With newly public companies and especially growth stocks, I like to look at private market valuation as an indication of "real value". As the public markets are more susceptible to the emotional general public and "Mr Market". Airbnb was privately valued at "just" $35 billion in 2019. At the time of writing the stock trades at a market capitalization of ~$75 billion, after a major pullback.
A public company is generally higher valued as the stock is more liquid, in addition the company has grown substantially and its cash position is much stronger. If I scale the market cap by the 73% revenue growth generated between Q2,19 and Q2,20, I get a ~$60 billion valuation.
If I add the +$6 billion in cash balance to the 2019 cash and short term investments of $3 billion, I get a valuation of ~$66 billion. Then if I add "liquidity premium" of 5% for being a public company I get a valuation of $69.3 billion. This is still ~7% cheaper than the $75 billion market cap but at least it gives us some indication of value. The market heavily buying at a $90 share price or 22% below the $116 price at the time of writing and thus this could be another indication of value and key buy points you may wish to write down.

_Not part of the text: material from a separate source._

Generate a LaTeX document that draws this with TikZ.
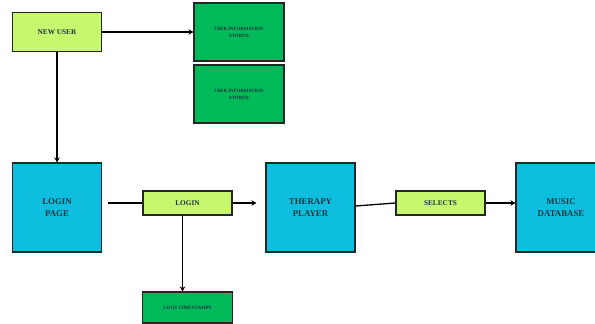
\documentclass[tikz,border=0pt]{standalone}
\usepackage{fontspec}
\setmainfont{Liberation Serif}
\usetikzlibrary{arrows.meta}
\definecolor{lgreen}{HTML}{C6F76E}
\definecolor{dgreen}{HTML}{00BA5A}
\definecolor{cyanbox}{HTML}{0EBEDF}
\definecolor{txt}{HTML}{1E3440}
\tikzset{
  box/.style={draw=black!85, line width=1.1pt, text=txt, align=center, inner sep=0pt, font=\bfseries},
  lgbox/.style={box, fill=lgreen, minimum width=89pt, minimum height=24pt, font=\bfseries\fontsize{7.3}{8}\selectfont},
  dgbox/.style={box, fill=dgreen, minimum width=90pt, minimum height=58pt, font=\bfseries\fontsize{4.8}{7}\selectfont},
  bigbox/.style={box, fill=cyanbox, minimum width=89pt, minimum height=89pt, font=\bfseries\fontsize{8.8}{12.5}\selectfont},
  conn/.style={line width=1.3pt, black},
  arr/.style={conn, -{Stealth[length=5pt,width=5.5pt]}}
}
\begin{document}
\begin{tikzpicture}[x=1pt,y=-1pt]
\useasboundingbox (0,0) rectangle (595,324);
\begin{scope}
\clip (0,0) rectangle (595,324);
\node[lgbox, minimum height=39pt] (nu) at (57,32) {NEW USER};
\node[dgbox] (s1) at (239,32) {USER INFORMATION\\STORED};
\node[dgbox] (s2) at (239,94) {USER INFORMATION\\STORED};
\node[bigbox] (lp) at (57,207.5) {LOGIN\\PAGE};
\node[lgbox] (login) at (187.5,203) {LOGIN};
\node[bigbox] (tp) at (310.5,207.5) {THERAPY\\PLAYER};
\node[lgbox] (sel) at (440.5,203) {SELECTS};
\node[bigbox, minimum width=90pt] (md) at (561,207.5) {MUSIC\\DATABASE};
\node[dgbox, minimum height=31pt, font=\bfseries\fontsize{5}{6}\selectfont] (logs) at (187.5,307.5) {LOGS TIMESTAMPS};
\draw[arr] (nu.east) -- (s1.west |- nu.east);
\draw[arr] (nu.south) -- (lp.north);
\draw[conn, shorten <=6pt] (lp.east |- login.west) -- (login.west);
\draw[arr, shorten >=9pt] (login.east) -- (tp.west |- login.east);
\draw[conn] ([yshift=1.5pt]tp.east) -- (sel.west);
\draw[arr] (sel.east) -- (md.west |- sel.east);
\draw[arr] ([xshift=-5pt]login.south) -- ([xshift=-5pt]logs.north);
\end{scope}
\end{tikzpicture}
\end{document}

Travel Seasonality and Recession
Travel is a seasonal business and although they are experiencing record high revenue and profits, "Winter is coming" and so is a forecasted recession. This is expected to be driven by the high inflation environment which is squeezing costs for both businesses and consumers. Thus cutting back on discretionary travel is usually the first place people decide to reduce expenses, which will directly impact Airbnb's bottom line.
Airbnb is a fantastic company and true disrupter of the Hotel Industry. The company has a strong culture, is founder led and is continually innovating its product line. The company has smashed earnings expectations for Q2 and they have a growth runway ahead given the strong travel demand. The stock is fairly valued at the time of writing and thus could be a great investment for the long term. However, the aforementioned risks such as a recession and travel seasonality will impact the company's financials in the fourth quarter of 2022.